Workloads and lack of support

Lauren-Daisy Jones, 29, has welcomed the news. She was forced to leave her dream job as a flight attendant last year after suffering fatigue and depression linked to workload and lack of support from her bosses.

“It got to the point where I would do a really long day, flying every day for about two weeks. I got home and I just sat on my bed exhausted, I couldn’t even get out of my uniform and I just sat there crying,” said Ms Jones, who runs Luminosity Glitter, her own biodegradable glitter business.

“My hair was falling out and I just thought, this is enough if I don’t leave now I’m going to make myself extremely unwell.”

As well as the strain that came with flying constantly, she was unable to take time off for difficult moments in her life, like the death of her best friend and her mum being diagnosed with cancer.

“You know when you’ve lost someone, or you want to go and support your family and be there for them, that you can’t do,” she said. “You need to put on a smile and brave face and deal with hundreds of people a day in a metal tube in the sky, where you’ve got no escape.”

‘Companies need to change cultures’

Bex Spiller also left her job due to burnout. She began to study the economics of wellbeing before starting her own business, The Anti-Burnout Club, which aims to provide organisations with the tools to support mental wellbeing in the workplace.

She believes the guidelines will help as a starting point, but businesses will need to do more to change their cultures.

“We’re getting management saying to us ‘well, you know, we’ve got a meditation, we do pizza parties’ and I’m saying ‘okay, well, how’s their workload?
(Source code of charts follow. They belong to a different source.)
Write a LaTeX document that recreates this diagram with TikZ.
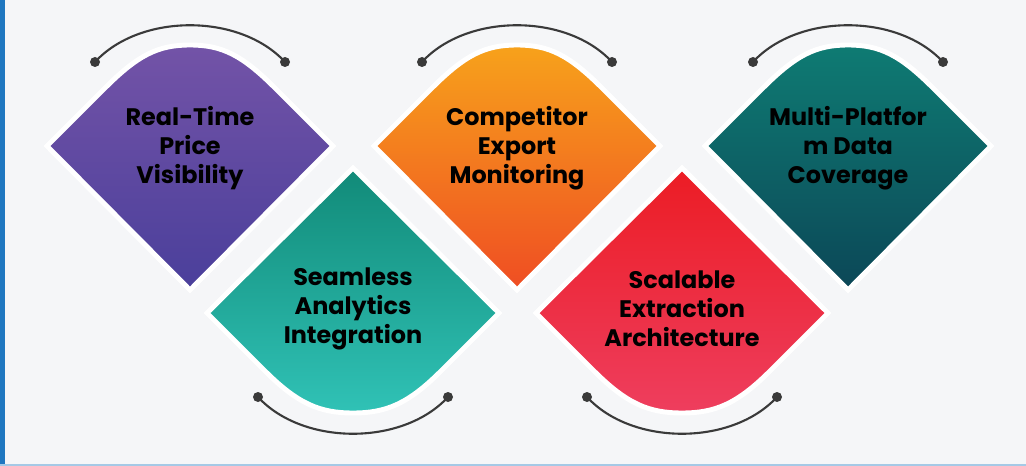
\documentclass[tikz,border=0pt]{standalone}
\usepackage{fontspec}
\setmainfont{Poppins}
\usetikzlibrary{calc}

\definecolor{bgcol}{HTML}{F5F6F8}
\definecolor{edgeblue}{HTML}{1F77C0}
\definecolor{arccol}{HTML}{3A3A3A}
\definecolor{purpleA}{HTML}{7353A7}
\definecolor{purpleB}{HTML}{4A3F9B}
\definecolor{orangeA}{HTML}{F7A21B}
\definecolor{orangeB}{HTML}{EF4D23}
\definecolor{petrolA}{HTML}{0E7B73}
\definecolor{petrolB}{HTML}{0C4757}
\definecolor{tealA}{HTML}{118A78}
\definecolor{tealB}{HTML}{30C2B6}
\definecolor{redA}{HTML}{EC1C24}
\definecolor{redB}{HTML}{EE3E5E}

\tikzset{
  label/.style={align=center,font=\fontsize{17}{20.5}\selectfont\bfseries,text=black},
  tile/.style={draw=white,line width=3.5pt,line join=miter},
  hook/.style={draw=arccol,line width=1.5pt},
  dot/.style={fill=arccol,draw=none}
}
% tile pointing down, rounded top
\newcommand{\uptile}[3]{%
  \path[tile,top color=#2,bottom color=#3]
    (#1-143,146) -- (#1-85,88) .. controls (#1-52,55) and (#1-32,45) .. (#1,45)
    .. controls (#1+32,45) and (#1+52,55) .. (#1+85,88) -- (#1+143,146) -- (#1,290) -- cycle;
  \draw[hook] (#1-95,62) .. controls (#1-50,13) and (#1+50,13) .. (#1+95,62);
  \fill[dot] (#1-95,62) circle (5); \fill[dot] (#1+95,62) circle (5);
}
% tile pointing up, rounded bottom
\newcommand{\downtile}[3]{%
  \path[tile,top color=#2,bottom color=#3]
    (#1-146,313) -- (#1,168) -- (#1+146,313) -- (#1+88,371)
    .. controls (#1+55,404) and (#1+33,413) .. (#1,413)
    .. controls (#1-33,413) and (#1-55,404) .. (#1-88,371) -- cycle;
  \draw[hook] (#1-95,397) .. controls (#1-50,446) and (#1+50,446) .. (#1+95,397);
  \fill[dot] (#1-95,397) circle (5); \fill[dot] (#1+95,397) circle (5);
}

\begin{document}
\begin{tikzpicture}[x=0.025cm,y=-0.025cm]
\fill[bgcol] (0,0) rectangle (1026,466);
\useasboundingbox (0,0) rectangle (1026,466);
\fill[edgeblue] (0,0) rectangle (5,466);
\fill[edgeblue!40] (0,464) rectangle (1026,466);

\uptile{190}{purpleA}{purpleB}
\uptile{517}{orangeA}{orangeB}
\uptile{848}{petrolA}{petrolB}
\downtile{353}{tealA}{tealB}
\downtile{682}{redA}{redB}

\node[label] (price) at (190,148) {Real-Time\\Price\\Visibility};
\node[label] (export) at (517,148) {Competitor\\Export\\Monitoring};
\node[label] (platform) at (848,148) {Multi-Platfor\\m Data\\Coverage};
\node[label] (analytics) at (353,309) {Seamless\\Analytics\\Integration};
\node[label] (scalable) at (682,309) {Scalable\\Extraction\\Architecture};
\end{tikzpicture}
\end{document}
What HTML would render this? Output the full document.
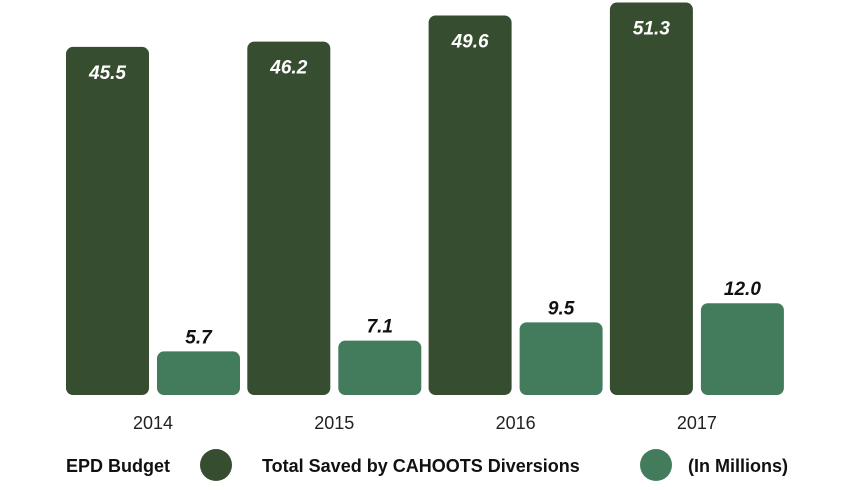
<!DOCTYPE html>
<html><head><meta charset="utf-8"><style>
body{margin:0;background:#fff;width:850px;height:485px;overflow:hidden;font-family:"Liberation Sans",sans-serif}
</style></head><body>
<svg width="850" height="485">
<g id="bars"></g>
<g font-size="18" font-weight="bold" fill="#111">
<text x="66" y="472">EPD Budget</text>
<circle cx="216" cy="465" r="16" fill="#374d2f"/>
<text x="262" y="472">Total Saved by CAHOOTS Diversions</text>
<circle cx="656" cy="465" r="16" fill="#437b5d"/>
<text x="688" y="472">(In Millions)</text>
</g>
</svg>
<script>
const categories=["2014","2015","2016","2017"];
const budget=[45.5,46.2,49.6,51.3];
const saved=[5.7,7.1,9.5,12.0];
const baseY=395, scale=7.65, x0=66, groupW=181.3, barW=83, gap=8;
const y=v=>baseY-v*scale;
const g=document.getElementById('bars');
const NS="http://www.w3.org/2000/svg";
categories.forEach((c,i)=>{
  const gx=x0+i*groupW;
  [[budget[i],'#374d2f',gx,'budget'],[saved[i],'#437b5d',gx+barW+gap,'saved']].forEach(([v,col,bx,k])=>{
    const r=document.createElementNS(NS,'rect');
    r.setAttribute('x',bx);r.setAttribute('y',y(v));r.setAttribute('width',barW);r.setAttribute('height',v*scale);
    r.setAttribute('rx',7);r.setAttribute('fill',col);
    
    
    g.appendChild(r);
    const t=document.createElementNS(NS,'text');
    t.setAttribute('x',bx+barW/2);
    t.setAttribute('y',k==='budget'?y(v)+32:y(v)-8);
    t.setAttribute('text-anchor','middle');t.setAttribute('font-size','19');t.setAttribute('font-weight','bold');t.setAttribute('font-style','italic');
    t.setAttribute('fill',k==='budget'?'#fff':'#111');
    t.textContent=v.toFixed(1);
    
    
    g.appendChild(t);
  });
  const t=document.createElementNS(NS,'text');
  t.setAttribute('x',gx+barW+gap/2);t.setAttribute('y',429);t.setAttribute('text-anchor','middle');
  t.setAttribute('font-size','18');t.setAttribute('fill','#222');t.textContent=c;
  
  
  g.appendChild(t);
});
</script>
</body></html>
What’s the culture like, do they feel connected or are they isolated?’

“It’s really, really important that workplaces get together as well and share ideas and say ‘well, how can we make this better for the whole of the UK workforce and beyond?'”

‘People before profits’

This is a hope also shared by the WHO.

Dr Aiysha Malik, the organisation’s Mental Health Specialist and Focal Point for Work and Mental Health, said this would “serve as a chance to open up an international conversation”.

For Ms Jones, who can’t see herself returning to work for an employer and has friends still struggling at her old workplace, it’s about putting people before profits.

“I think people need to look at these guidelines and start thinking ‘how do I put employees and people first and recognise them as people that go through really rubbish times in life’, and support them with that.”